Whoever you are, no matter how lonely, the world offers itself to your imagination, calls to you like the wild geese, harsh and exciting—over and over announcing your place in the family of things. –Mary Oliver
Many years ago, I read a book entitled, “Gung Ho!” by Ken Blanchard. It was a book about leadership which the company who had just hired me suggested all new associates read. Blanchard, in his book, gleans wisdom for leadership observing animals that work in groups. I remember his analysis of squirrels putting away food for the winter and beavers building a dam. What is most memorable to me is his analysis of geese.
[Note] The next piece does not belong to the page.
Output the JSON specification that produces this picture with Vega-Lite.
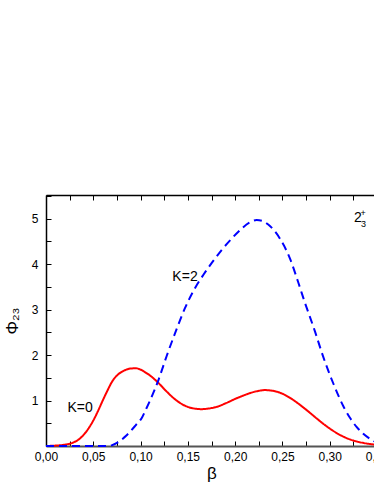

Last weekend, at the Southern Illinois Women’s Retreat, we were asked if we were an animal which animal would we want to be. Nearly all the women named a type of bird. All the women said they wanted to be able to fly. I wondered if it had anything to do with the Biblical imagery of being carried on eagles’ wings by God or the winged cherubim and seraphim.
I said I wanted to be a goose, based on Blanchard’s telling of their flight. Blanchard noted that, as geese fly south for the winter, they do so in a V-formation. There is always a leader; however, the leader is not always the same. One goose will lead for awhile – then, he will drop to the back and allow another goose to lead. This rotation of leadership happens throughout their travel to warmer weather. And, you might recall that geese honk a lot encouraging one another in flight. Above the shared leadership, I appreciate a sick goose. If one goose becomes unable to fly for any reason, 2 geese will stay behind with it, as the rest of the flock moves on. The 2 geese stay with the sick goose until it is able to fly again. The 3 then join another flock.
Geese provide an excellent example of leadership, whether at work or in our personal life or in our life within the church. One goose could not give the lesson – only a flock. Share leadership, encourage one another and take care of one another.